Find each line containing the string "this". Copy it.

Records for the exercise
----------------

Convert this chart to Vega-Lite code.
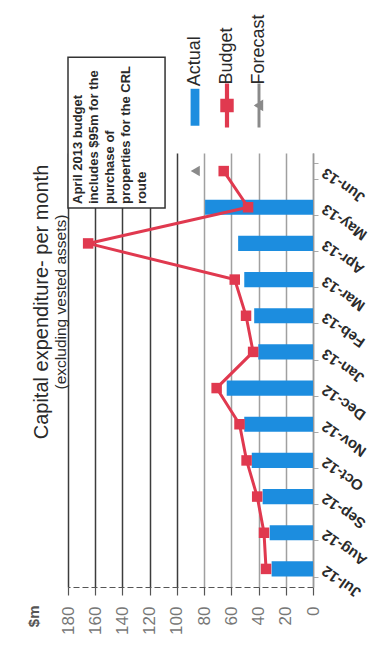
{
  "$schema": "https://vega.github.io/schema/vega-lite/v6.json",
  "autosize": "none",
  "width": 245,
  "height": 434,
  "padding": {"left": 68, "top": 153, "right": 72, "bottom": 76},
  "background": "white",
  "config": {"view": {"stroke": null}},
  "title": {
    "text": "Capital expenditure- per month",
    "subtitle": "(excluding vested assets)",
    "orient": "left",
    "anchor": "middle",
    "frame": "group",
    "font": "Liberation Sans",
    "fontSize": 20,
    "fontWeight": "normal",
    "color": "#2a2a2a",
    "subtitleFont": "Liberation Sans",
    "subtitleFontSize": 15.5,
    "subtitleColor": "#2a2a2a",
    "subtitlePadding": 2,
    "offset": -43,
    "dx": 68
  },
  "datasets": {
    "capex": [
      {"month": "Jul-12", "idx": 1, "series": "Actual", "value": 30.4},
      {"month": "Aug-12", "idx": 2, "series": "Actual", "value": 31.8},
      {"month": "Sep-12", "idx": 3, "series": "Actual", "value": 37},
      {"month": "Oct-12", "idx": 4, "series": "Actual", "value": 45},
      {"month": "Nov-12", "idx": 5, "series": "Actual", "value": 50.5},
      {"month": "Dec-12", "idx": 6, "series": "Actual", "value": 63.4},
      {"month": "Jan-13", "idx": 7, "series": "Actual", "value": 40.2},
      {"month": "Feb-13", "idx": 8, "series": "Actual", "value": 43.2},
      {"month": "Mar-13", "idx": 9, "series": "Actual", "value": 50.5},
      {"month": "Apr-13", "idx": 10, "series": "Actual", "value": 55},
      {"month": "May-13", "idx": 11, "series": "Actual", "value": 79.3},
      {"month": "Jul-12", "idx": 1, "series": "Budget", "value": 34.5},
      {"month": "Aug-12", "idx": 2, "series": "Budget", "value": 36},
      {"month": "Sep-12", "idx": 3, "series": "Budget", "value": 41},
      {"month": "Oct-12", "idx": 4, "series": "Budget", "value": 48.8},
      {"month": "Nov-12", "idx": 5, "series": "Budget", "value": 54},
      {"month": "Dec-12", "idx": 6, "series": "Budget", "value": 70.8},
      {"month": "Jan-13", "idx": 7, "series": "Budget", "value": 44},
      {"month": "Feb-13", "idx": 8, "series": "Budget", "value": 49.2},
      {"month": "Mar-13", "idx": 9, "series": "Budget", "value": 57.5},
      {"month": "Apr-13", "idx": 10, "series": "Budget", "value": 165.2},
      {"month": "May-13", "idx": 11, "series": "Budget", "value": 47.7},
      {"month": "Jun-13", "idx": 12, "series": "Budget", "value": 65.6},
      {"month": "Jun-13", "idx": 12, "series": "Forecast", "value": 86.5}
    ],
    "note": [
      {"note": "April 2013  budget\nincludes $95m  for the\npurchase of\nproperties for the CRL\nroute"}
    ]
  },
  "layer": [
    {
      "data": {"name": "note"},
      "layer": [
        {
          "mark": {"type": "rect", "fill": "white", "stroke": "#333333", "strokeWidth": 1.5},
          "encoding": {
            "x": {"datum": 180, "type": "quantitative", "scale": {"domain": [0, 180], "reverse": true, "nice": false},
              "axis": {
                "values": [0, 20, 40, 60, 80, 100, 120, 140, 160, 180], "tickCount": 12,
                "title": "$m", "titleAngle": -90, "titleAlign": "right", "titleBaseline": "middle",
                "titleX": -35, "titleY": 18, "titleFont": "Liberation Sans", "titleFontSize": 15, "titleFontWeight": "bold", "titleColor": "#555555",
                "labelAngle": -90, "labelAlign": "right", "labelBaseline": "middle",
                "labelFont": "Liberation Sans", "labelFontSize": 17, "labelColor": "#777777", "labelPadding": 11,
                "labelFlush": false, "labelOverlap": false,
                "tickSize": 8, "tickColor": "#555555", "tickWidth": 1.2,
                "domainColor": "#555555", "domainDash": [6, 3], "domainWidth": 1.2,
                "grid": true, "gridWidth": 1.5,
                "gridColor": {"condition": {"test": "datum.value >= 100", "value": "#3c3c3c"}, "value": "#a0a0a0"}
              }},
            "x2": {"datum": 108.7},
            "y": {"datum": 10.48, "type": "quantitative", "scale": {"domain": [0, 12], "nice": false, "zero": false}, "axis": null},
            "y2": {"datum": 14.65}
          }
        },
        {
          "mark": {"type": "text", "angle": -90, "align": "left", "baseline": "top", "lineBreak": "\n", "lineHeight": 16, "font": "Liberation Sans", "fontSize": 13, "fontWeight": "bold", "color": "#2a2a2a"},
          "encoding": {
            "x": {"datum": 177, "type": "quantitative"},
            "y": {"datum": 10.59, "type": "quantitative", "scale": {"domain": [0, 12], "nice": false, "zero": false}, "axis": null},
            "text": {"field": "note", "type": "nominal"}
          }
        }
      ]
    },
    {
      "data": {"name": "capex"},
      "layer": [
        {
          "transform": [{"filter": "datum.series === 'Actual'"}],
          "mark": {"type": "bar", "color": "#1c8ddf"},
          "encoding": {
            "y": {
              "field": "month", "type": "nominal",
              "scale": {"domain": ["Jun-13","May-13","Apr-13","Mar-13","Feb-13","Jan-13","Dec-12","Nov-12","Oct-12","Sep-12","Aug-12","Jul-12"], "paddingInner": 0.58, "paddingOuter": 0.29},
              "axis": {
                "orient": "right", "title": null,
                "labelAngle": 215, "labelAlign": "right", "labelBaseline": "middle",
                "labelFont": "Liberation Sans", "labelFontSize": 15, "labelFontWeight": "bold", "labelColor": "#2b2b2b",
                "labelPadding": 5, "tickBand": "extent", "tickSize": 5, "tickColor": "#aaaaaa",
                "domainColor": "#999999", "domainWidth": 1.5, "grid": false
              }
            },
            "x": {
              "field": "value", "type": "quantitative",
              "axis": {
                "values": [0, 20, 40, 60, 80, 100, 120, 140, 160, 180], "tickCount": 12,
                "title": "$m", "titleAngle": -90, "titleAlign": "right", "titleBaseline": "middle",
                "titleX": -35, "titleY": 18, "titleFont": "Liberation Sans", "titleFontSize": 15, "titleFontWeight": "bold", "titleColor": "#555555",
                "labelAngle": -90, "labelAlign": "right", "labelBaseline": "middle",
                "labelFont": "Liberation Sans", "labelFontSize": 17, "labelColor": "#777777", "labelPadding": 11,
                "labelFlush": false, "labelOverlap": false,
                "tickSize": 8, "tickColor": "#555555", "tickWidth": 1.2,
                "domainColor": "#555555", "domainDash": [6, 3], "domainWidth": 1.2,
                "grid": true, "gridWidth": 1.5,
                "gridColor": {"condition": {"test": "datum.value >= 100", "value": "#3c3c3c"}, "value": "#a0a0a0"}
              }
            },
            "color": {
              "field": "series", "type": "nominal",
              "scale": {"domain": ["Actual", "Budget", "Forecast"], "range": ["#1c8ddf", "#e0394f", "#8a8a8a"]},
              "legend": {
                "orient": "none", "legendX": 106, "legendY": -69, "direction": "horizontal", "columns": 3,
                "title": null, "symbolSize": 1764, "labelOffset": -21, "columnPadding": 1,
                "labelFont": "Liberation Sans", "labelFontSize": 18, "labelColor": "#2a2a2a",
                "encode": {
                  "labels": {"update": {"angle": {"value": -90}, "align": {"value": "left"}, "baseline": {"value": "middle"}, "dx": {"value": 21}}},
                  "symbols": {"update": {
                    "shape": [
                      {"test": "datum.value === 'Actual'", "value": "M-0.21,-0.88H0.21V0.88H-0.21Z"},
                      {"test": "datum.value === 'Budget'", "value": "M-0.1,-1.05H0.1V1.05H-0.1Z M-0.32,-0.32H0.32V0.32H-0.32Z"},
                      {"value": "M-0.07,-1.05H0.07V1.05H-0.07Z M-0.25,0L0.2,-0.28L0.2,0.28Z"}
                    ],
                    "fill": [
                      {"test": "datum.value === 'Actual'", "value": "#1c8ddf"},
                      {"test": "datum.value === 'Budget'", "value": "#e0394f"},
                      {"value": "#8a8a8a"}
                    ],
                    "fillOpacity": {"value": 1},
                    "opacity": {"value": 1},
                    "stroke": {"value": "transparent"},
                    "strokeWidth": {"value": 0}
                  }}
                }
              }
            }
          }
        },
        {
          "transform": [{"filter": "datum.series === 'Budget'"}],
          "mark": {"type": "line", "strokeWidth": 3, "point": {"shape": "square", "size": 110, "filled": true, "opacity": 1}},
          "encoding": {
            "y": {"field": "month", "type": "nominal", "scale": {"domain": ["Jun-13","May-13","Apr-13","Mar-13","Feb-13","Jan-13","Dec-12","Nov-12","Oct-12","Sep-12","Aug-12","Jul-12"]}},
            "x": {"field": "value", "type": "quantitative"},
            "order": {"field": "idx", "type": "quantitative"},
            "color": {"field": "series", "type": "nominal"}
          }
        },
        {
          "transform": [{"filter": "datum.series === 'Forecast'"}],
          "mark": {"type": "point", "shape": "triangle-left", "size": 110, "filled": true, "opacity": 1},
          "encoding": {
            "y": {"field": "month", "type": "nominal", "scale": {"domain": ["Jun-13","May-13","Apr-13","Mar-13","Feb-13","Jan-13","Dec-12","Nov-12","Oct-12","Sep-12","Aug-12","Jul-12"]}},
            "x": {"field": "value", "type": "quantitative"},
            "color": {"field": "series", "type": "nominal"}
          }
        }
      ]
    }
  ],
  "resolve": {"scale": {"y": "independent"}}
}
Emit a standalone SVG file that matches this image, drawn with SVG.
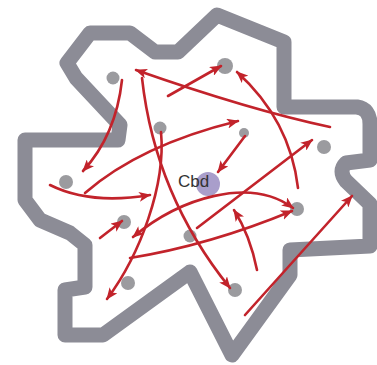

----------------

Response to the exercise
Convert this chart to Vega-Lite code.
Emit a standalone SVG file that matches this image, drawn with SVG.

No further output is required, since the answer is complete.